I believe that having participants sign and fax a data-use agreement is much better from the privacy perspective than being able to download the data with a couple of clicks. However, I am sympathetic to the argument that I hear from contest organizers that every extra step will result a big drop-off in the participation rate. Basic human psychology suggests that instant gratification is crucial.
That is a dilemma. But the more I think about it, the more I’m starting to feel that a two-step process could be a way to get the best of both worlds. Here’s how it would work.
For the first stage, the current minimally intrusive process is retained, but the contestants don’t get to download the full data. Instead, there are two possibilities.
- Release data on only a subset of users, minimizing the quantitative risk. 
- Release a synthetic dataset created to mimic the characteristics of the real data. 
For the second stage, there are various possibilities, not mutually exclusive:
- Require contestants to sign a data-use agreement.
- Restrict the contest to a shortlist of best performers from the first stage.
- Switch to an “online computation model” where participants upload code to the server (or make database queries over the network) and obtain results, rather than download data.
Overstock.com recently announced a contest that conformed to this structure—a synthetic data release followed by a semi-final and a final round in which selected contestants upload code to be evaluated against data. The reason for this structure appears to be partly privacy and partly the fact that are trying to improve the performance of their live system, and performance needs to be judged in terms of impact on real users.
In the long run, I really hope that an online model will take root. The privacy benefits are significant: high-tech machinery like differential privacy works better in this setting. But even if such techniques are not employed, although there is the theoretical possibility of contestants extracting all the data by issuing malicious queries, the fact that queries are logged and might be audited should serve as a strong deterrent against such mischief.
The advantages of the online model go beyond privacy. For example, I served on the Heritage Health Prize advisory board, and we discussed mandating a limit on the amount of computation that contestants were allowed. The motivation was to rule out algorithms that needed so much hardware firepower that they couldn’t be deployed in practice, but the stipulation had to be rejected as unenforceable. In an online model, enforcement would not be a problem.

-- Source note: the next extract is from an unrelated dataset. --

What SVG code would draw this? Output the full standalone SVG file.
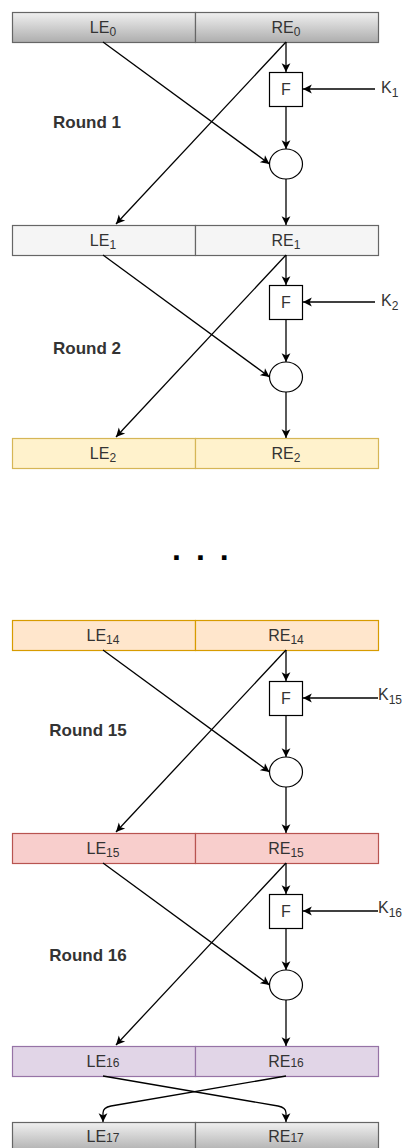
<svg xmlns="http://www.w3.org/2000/svg" width="409" height="1148" viewBox="0 0 409 1148">
<style>
  .lbl{font-family:"Liberation Sans",Arial,sans-serif;font-size:16px;fill:#333;text-anchor:middle}
  .sub{font-size:12px}
  .k{font-family:"Liberation Sans",Arial,sans-serif;font-size:16px;fill:#333}
  .rnd{font-family:"Liberation Sans",Arial,sans-serif;font-size:17px;font-weight:bold;fill:#333;text-anchor:middle}
  .fbox{fill:#fff;stroke:#000;stroke-width:1.2}
  .xor{fill:#fff;stroke:#000;stroke-width:1.2}
  .c{fill:none;stroke:#000;stroke-width:1.3;marker-end:url(#arr)}
  .g0{fill:url(#gray);stroke:#666;stroke-width:1.2}
  .g1{fill:#f5f5f5;stroke:#666;stroke-width:1.2}
  .y{fill:#fff2cc;stroke:#d6b656;stroke-width:1.2}
  .o{fill:#ffe6cc;stroke:#d79b00;stroke-width:1.2}
  .r{fill:#f8cecc;stroke:#b85450;stroke-width:1.2}
  .p{fill:#e1d5e7;stroke:#9673a6;stroke-width:1.2}
</style>
<defs>
  <linearGradient id="gray" x1="0" y1="0" x2="0" y2="1">
    <stop offset="0" stop-color="#f0f0f0"/>
    <stop offset="1" stop-color="#adadad"/>
  </linearGradient>
  <marker id="arr" markerUnits="userSpaceOnUse" viewBox="0 0 10 10" refX="9" refY="5" markerWidth="11" markerHeight="11" orient="auto">
    <path d="M1,1 L9,5 L1,9 L3,5 Z" fill="#000"/>
  </marker>
</defs>

<!-- Rows -->
<g id="row0">
  <rect class="g0" x="12.5" y="12.5" width="183" height="30"/>
  <rect class="g0" x="195.5" y="12.5" width="183" height="30"/>
  <text class="lbl" x="103" y="33">LE<tspan class="sub" dy="3">0</tspan></text>
  <text class="lbl" x="286" y="33">RE<tspan class="sub" dy="3">0</tspan></text>
</g>
<g id="row1">
  <rect class="g1" x="12.5" y="225.5" width="183" height="30"/>
  <rect class="g1" x="195.5" y="225.5" width="183" height="30"/>
  <text class="lbl" x="103" y="246">LE<tspan class="sub" dy="3">1</tspan></text>
  <text class="lbl" x="286" y="246">RE<tspan class="sub" dy="3">1</tspan></text>
</g>
<g id="row2">
  <rect class="y" x="12.5" y="438.5" width="183" height="30"/>
  <rect class="y" x="195.5" y="438.5" width="183" height="30"/>
  <text class="lbl" x="103" y="459">LE<tspan class="sub" dy="3">2</tspan></text>
  <text class="lbl" x="286" y="459">RE<tspan class="sub" dy="3">2</tspan></text>
</g>
<g id="dots">
  <text x="172" y="560" style="font-family:'Liberation Sans',Arial,sans-serif;font-size:32px;font-weight:bold;letter-spacing:15px;fill:#000">...</text>
</g>
<g id="row14">
  <rect class="o" x="12.5" y="620.5" width="183" height="30"/>
  <rect class="o" x="195.5" y="620.5" width="183" height="30"/>
  <text class="lbl" x="103" y="641">LE<tspan class="sub" dy="3">14</tspan></text>
  <text class="lbl" x="286" y="641">RE<tspan class="sub" dy="3">14</tspan></text>
</g>
<g id="row15">
  <rect class="r" x="12.5" y="833.5" width="183" height="30"/>
  <rect class="r" x="195.5" y="833.5" width="183" height="30"/>
  <text class="lbl" x="103" y="854">LE<tspan class="sub" dy="3">15</tspan></text>
  <text class="lbl" x="286" y="854">RE<tspan class="sub" dy="3">15</tspan></text>
</g>
<g id="row16">
  <rect class="p" x="12.5" y="1046.5" width="183" height="30"/>
  <rect class="p" x="195.5" y="1046.5" width="183" height="30"/>
  <text class="lbl" x="103" y="1067">LE<tspan class="sub">16</tspan></text>
  <text class="lbl" x="286" y="1067">RE<tspan class="sub">16</tspan></text>
</g>
<g id="row17">
  <rect class="g0" x="12.5" y="1122.5" width="183" height="30"/>
  <rect class="g0" x="195.5" y="1122.5" width="183" height="30"/>
  <text class="lbl" x="103" y="1142">LE<tspan class="sub">17</tspan></text>
  <text class="lbl" x="286" y="1142">RE<tspan class="sub">17</tspan></text>
</g>

<!-- Round labels -->
<g id="round1"><text class="rnd" x="87" y="128">Round 1</text></g>
<g id="round2"><text class="rnd" x="87" y="354">Round 2</text></g>
<g id="round15"><text class="rnd" x="88" y="736">Round 15</text></g>
<g id="round16"><text class="rnd" x="88" y="961">Round 16</text></g>

<!-- F boxes -->
<g id="F1"><rect class="fbox" x="269.5" y="72.5" width="33" height="34"/><text class="lbl" x="286" y="95">F</text></g>
<g id="F2"><rect class="fbox" x="269.5" y="285.5" width="33" height="34"/><text class="lbl" x="286" y="308">F</text></g>
<g id="F15"><rect class="fbox" x="269.5" y="681.5" width="33" height="34"/><text class="lbl" x="286" y="704">F</text></g>
<g id="F16"><rect class="fbox" x="269.5" y="894.5" width="33" height="34"/><text class="lbl" x="286" y="917">F</text></g>

<!-- XOR circles -->
<g id="X1"><ellipse class="xor" cx="286" cy="164" rx="16.5" ry="15"/></g>
<g id="X2"><ellipse class="xor" cx="286" cy="377" rx="16.5" ry="15"/></g>
<g id="X15"><ellipse class="xor" cx="286" cy="772" rx="16.5" ry="15"/></g>
<g id="X16"><ellipse class="xor" cx="286" cy="985" rx="16.5" ry="15"/></g>

<!-- Keys -->
<g id="K1"><text class="k" x="381" y="93">K<tspan class="sub" dy="4">1</tspan></text></g>
<g id="K2"><text class="k" x="381" y="306">K<tspan class="sub" dy="4">2</tspan></text></g>
<g id="K15"><text class="k" x="378" y="700">K<tspan class="sub" dy="4">15</tspan></text></g>
<g id="K16"><text class="k" x="378" y="913">K<tspan class="sub" dy="4">16</tspan></text></g>

<!-- Connectors -->
<g id="connectors">
  <!-- round 1, T=12 -->
  <path class="c" d="M286,42 V72"/>
  <path class="c" d="M375,89 H303"/>
  <path class="c" d="M286,106 V149"/>
  <path class="c" d="M103,42 L269.5,164"/>
  <path class="c" d="M286,42 L116,224"/>
  <path class="c" d="M286,179 V225"/>
  <!-- round 2, T=225 -->
  <path class="c" d="M286,255 V285"/>
  <path class="c" d="M375,302 H303"/>
  <path class="c" d="M286,319 V362"/>
  <path class="c" d="M103,255 L269.5,377"/>
  <path class="c" d="M286,255 L116,437"/>
  <path class="c" d="M286,392 V438"/>
  <!-- round 15, T=620 -->
  <path class="c" d="M286,650 V681"/>
  <path class="c" d="M378,698 H303"/>
  <path class="c" d="M286,715 V757"/>
  <path class="c" d="M103,650 L269.5,772"/>
  <path class="c" d="M286,650 L116,832"/>
  <path class="c" d="M286,787 V833"/>
  <!-- round 16, T=833 -->
  <path class="c" d="M286,863 V894"/>
  <path class="c" d="M378,911 H303"/>
  <path class="c" d="M286,928 V970"/>
  <path class="c" d="M103,863 L269.5,985"/>
  <path class="c" d="M286,863 L116,1045"/>
  <path class="c" d="M286,1000 V1046"/>
  <!-- final swap -->
  <path class="c" d="M103,1076 L278,1106 Q286,1107.5 286,1113 V1122"/>
  <path class="c" d="M286,1076 L111,1106 Q103,1107.5 103,1113 V1122"/>
</g>
</svg>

Another potential benefit is the possibility of collaboration between contestants at the code level, almost like an open-source project.
 Obtaining informed consent from the subset whose data is made publicly available would essentially eliminate the privacy risk, but the caveat is the possibility of selection bias.
 Creating a synthetic dataset from a real one without leaking individual data points and at the same time retaining the essential characteristics of the data is a serious technical challenge, and whether or not it is feasible will depend on the nature of the specific dataset.